*Records:*
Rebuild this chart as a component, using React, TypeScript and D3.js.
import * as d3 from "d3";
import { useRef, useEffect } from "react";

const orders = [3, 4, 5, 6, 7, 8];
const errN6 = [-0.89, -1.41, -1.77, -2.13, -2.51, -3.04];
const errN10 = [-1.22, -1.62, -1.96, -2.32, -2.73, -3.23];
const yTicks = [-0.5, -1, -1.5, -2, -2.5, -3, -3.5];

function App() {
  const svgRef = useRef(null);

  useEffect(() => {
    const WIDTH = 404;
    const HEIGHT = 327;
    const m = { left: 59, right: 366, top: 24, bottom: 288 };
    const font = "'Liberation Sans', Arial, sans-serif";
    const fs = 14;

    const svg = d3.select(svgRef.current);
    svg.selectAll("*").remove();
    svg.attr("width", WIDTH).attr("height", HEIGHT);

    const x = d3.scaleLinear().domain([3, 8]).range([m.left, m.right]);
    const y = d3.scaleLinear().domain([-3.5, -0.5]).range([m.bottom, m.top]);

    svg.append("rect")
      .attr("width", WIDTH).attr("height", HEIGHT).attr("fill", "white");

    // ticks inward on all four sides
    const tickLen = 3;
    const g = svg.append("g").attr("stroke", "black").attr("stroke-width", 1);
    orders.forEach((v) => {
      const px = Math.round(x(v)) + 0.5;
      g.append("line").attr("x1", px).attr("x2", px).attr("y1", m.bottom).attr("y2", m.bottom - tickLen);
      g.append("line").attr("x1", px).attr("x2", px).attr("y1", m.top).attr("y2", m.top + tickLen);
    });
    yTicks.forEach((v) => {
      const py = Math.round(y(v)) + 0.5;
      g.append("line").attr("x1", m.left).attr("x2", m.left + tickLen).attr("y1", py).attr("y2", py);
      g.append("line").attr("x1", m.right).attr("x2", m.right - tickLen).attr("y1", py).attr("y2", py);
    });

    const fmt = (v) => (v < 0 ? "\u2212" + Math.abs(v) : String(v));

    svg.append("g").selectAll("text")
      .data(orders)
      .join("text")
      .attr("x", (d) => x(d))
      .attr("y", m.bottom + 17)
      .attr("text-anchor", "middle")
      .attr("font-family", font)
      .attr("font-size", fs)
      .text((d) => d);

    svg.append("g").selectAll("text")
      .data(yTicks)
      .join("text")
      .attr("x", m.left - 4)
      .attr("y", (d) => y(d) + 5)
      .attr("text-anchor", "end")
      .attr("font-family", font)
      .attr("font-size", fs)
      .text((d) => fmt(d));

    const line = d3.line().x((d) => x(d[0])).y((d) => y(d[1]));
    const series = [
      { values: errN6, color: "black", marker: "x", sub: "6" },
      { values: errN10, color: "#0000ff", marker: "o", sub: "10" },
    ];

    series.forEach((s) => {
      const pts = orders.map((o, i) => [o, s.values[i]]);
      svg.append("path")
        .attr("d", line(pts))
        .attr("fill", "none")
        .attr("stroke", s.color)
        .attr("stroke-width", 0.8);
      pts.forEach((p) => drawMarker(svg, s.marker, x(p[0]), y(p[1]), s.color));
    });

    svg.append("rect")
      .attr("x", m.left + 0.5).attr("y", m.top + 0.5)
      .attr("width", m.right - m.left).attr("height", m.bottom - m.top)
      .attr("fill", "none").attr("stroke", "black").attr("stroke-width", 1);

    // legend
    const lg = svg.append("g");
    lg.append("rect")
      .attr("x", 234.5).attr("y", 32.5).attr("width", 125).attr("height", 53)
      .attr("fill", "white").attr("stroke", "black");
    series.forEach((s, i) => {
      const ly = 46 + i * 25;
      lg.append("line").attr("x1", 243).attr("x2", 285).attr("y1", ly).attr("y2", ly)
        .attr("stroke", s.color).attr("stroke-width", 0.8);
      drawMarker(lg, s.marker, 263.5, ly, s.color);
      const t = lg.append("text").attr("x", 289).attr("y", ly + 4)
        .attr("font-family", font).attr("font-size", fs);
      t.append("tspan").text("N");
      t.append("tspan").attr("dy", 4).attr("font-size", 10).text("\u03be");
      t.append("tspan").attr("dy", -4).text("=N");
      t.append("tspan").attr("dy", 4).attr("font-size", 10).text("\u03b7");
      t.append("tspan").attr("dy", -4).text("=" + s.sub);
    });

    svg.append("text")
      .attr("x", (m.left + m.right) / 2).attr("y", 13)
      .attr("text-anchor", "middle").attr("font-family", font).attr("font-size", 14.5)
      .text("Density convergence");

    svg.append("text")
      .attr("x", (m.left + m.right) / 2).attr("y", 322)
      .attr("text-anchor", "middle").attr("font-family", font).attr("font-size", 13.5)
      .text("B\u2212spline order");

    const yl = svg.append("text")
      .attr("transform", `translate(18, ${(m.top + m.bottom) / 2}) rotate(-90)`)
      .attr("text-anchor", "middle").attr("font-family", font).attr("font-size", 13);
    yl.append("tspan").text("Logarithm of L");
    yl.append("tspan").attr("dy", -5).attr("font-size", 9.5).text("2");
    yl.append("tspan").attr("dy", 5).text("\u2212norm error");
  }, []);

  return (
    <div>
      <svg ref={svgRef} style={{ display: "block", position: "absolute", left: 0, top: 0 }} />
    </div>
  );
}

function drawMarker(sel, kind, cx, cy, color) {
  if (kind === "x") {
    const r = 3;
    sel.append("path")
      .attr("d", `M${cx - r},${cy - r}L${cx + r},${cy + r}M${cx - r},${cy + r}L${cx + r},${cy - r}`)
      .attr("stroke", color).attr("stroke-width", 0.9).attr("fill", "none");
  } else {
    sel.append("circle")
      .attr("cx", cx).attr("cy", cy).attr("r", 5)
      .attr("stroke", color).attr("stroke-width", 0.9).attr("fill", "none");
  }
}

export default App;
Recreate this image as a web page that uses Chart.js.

*Requirements:*
All of the entries need to be reproduced exactly; please write them out.

*Response:*
Rebuild this chart as a component, using React, TypeScript and D3.js.
import * as d3 from "d3";
import { useRef, useEffect } from "react";

const orders = [3, 4, 5, 6, 7, 8];
const errN6 = [-0.89, -1.41, -1.77, -2.13, -2.51, -3.04];
const errN10 = [-1.22, -1.62, -1.96, -2.32, -2.73, -3.23];
const yTicks = [-0.5, -1, -1.5, -2, -2.5, -3, -3.5];

function App() {
  const svgRef = useRef(null);

  useEffect(() => {
    const WIDTH = 404;
    const HEIGHT = 327;
    const m = { left: 59, right: 366, top: 24, bottom: 288 };
    const font = "'Liberation Sans', Arial, sans-serif";
    const fs = 14;

    const svg = d3.select(svgRef.current);
    svg.selectAll("*").remove();
    svg.attr("width", WIDTH).attr("height", HEIGHT);

    const x = d3.scaleLinear().domain([3, 8]).range([m.left, m.right]);
    const y = d3.scaleLinear().domain([-3.5, -0.5]).range([m.bottom, m.top]);

    svg.append("rect")
      .attr("width", WIDTH).attr("height", HEIGHT).attr("fill", "white");

    // ticks inward on all four sides
    const tickLen = 3;
    const g = svg.append("g").attr("stroke", "black").attr("stroke-width", 1);
    orders.forEach((v) => {
      const px = Math.round(x(v)) + 0.5;
      g.append("line").attr("x1", px).attr("x2", px).attr("y1", m.bottom).attr("y2", m.bottom - tickLen);
      g.append("line").attr("x1", px).attr("x2", px).attr("y1", m.top).attr("y2", m.top + tickLen);
    });
    yTicks.forEach((v) => {
      const py = Math.round(y(v)) + 0.5;
      g.append("line").attr("x1", m.left).attr("x2", m.left + tickLen).attr("y1", py).attr("y2", py);
      g.append("line").attr("x1", m.right).attr("x2", m.right - tickLen).attr("y1", py).attr("y2", py);
    });

    const fmt = (v) => (v < 0 ? "\u2212" + Math.abs(v) : String(v));

    svg.append("g").selectAll("text")
      .data(orders)
      .join("text")
      .attr("x", (d) => x(d))
      .attr("y", m.bottom + 17)
      .attr("text-anchor", "middle")
      .attr("font-family", font)
      .attr("font-size", fs)
      .text((d) => d);

    svg.append("g").selectAll("text")
      .data(yTicks)
      .join("text")
      .attr("x", m.left - 4)
      .attr("y", (d) => y(d) + 5)
      .attr("text-anchor", "end")
      .attr("font-family", font)
      .attr("font-size", fs)
      .text((d) => fmt(d));

    const line = d3.line().x((d) => x(d[0])).y((d) => y(d[1]));
    const series = [
      { values: errN6, color: "black", marker: "x", sub: "6" },
      { values: errN10, color: "#0000ff", marker: "o", sub: "10" },
    ];

    series.forEach((s) => {
      const pts = orders.map((o, i) => [o, s.values[i]]);
      svg.append("path")
        .attr("d", line(pts))
        .attr("fill", "none")
        .attr("stroke", s.color)
        .attr("stroke-width", 0.8);
      pts.forEach((p) => drawMarker(svg, s.marker, x(p[0]), y(p[1]), s.color));
    });

    svg.append("rect")
      .attr("x", m.left + 0.5).attr("y", m.top + 0.5)
      .attr("width", m.right - m.left).attr("height", m.bottom - m.top)
      .attr("fill", "none").attr("stroke", "black").attr("stroke-width", 1);

    // legend
    const lg = svg.append("g");
    lg.append("rect")
      .attr("x", 234.5).attr("y", 32.5).attr("width", 125).attr("height", 53)
      .attr("fill", "white").attr("stroke", "black");
    series.forEach((s, i) => {
      const ly = 46 + i * 25;
      lg.append("line").attr("x1", 243).attr("x2", 285).attr("y1", ly).attr("y2", ly)
        .attr("stroke", s.color).attr("stroke-width", 0.8);
      drawMarker(lg, s.marker, 263.5, ly, s.color);
      const t = lg.append("text").attr("x", 289).attr("y", ly + 4)
        .attr("font-family", font).attr("font-size", fs);
      t.append("tspan").text("N");
      t.append("tspan").attr("dy", 4).attr("font-size", 10).text("\u03be");
      t.append("tspan").attr("dy", -4).text("=N");
      t.append("tspan").attr("dy", 4).attr("font-size", 10).text("\u03b7");
      t.append("tspan").attr("dy", -4).text("=" + s.sub);
    });

    svg.append("text")
      .attr("x", (m.left + m.right) / 2).attr("y", 13)
      .attr("text-anchor", "middle").attr("font-family", font).attr("font-size", 14.5)
      .text("Density convergence");

    svg.append("text")
      .attr("x", (m.left + m.right) / 2).attr("y", 322)
      .attr("text-anchor", "middle").attr("font-family", font).attr("font-size", 13.5)
      .text("B\u2212spline order");

    const yl = svg.append("text")
      .attr("transform", `translate(18, ${(m.top + m.bottom) / 2}) rotate(-90)`)
      .attr("text-anchor", "middle").attr("font-family", font).attr("font-size", 13);
    yl.append("tspan").text("Logarithm of L");
    yl.append("tspan").attr("dy", -5).attr("font-size", 9.5).text("2");
    yl.append("tspan").attr("dy", 5).text("\u2212norm error");
  }, []);

  return (
    <div>
      <svg ref={svgRef} style={{ display: "block", position: "absolute", left: 0, top: 0 }} />
    </div>
  );
}

function drawMarker(sel, kind, cx, cy, color) {
  if (kind === "x") {
    const r = 3;
    sel.append("path")
      .attr("d", `M${cx - r},${cy - r}L${cx + r},${cy + r}M${cx - r},${cy + r}L${cx + r},${cy - r}`)
      .attr("stroke", color).attr("stroke-width", 0.9).attr("fill", "none");
  } else {
    sel.append("circle")
      .attr("cx", cx).attr("cy", cy).attr("r", 5)
      .attr("stroke", color).attr("stroke-width", 0.9).attr("fill", "none");
  }
}

export default App;
Recreate this image as a web page that uses Chart.js.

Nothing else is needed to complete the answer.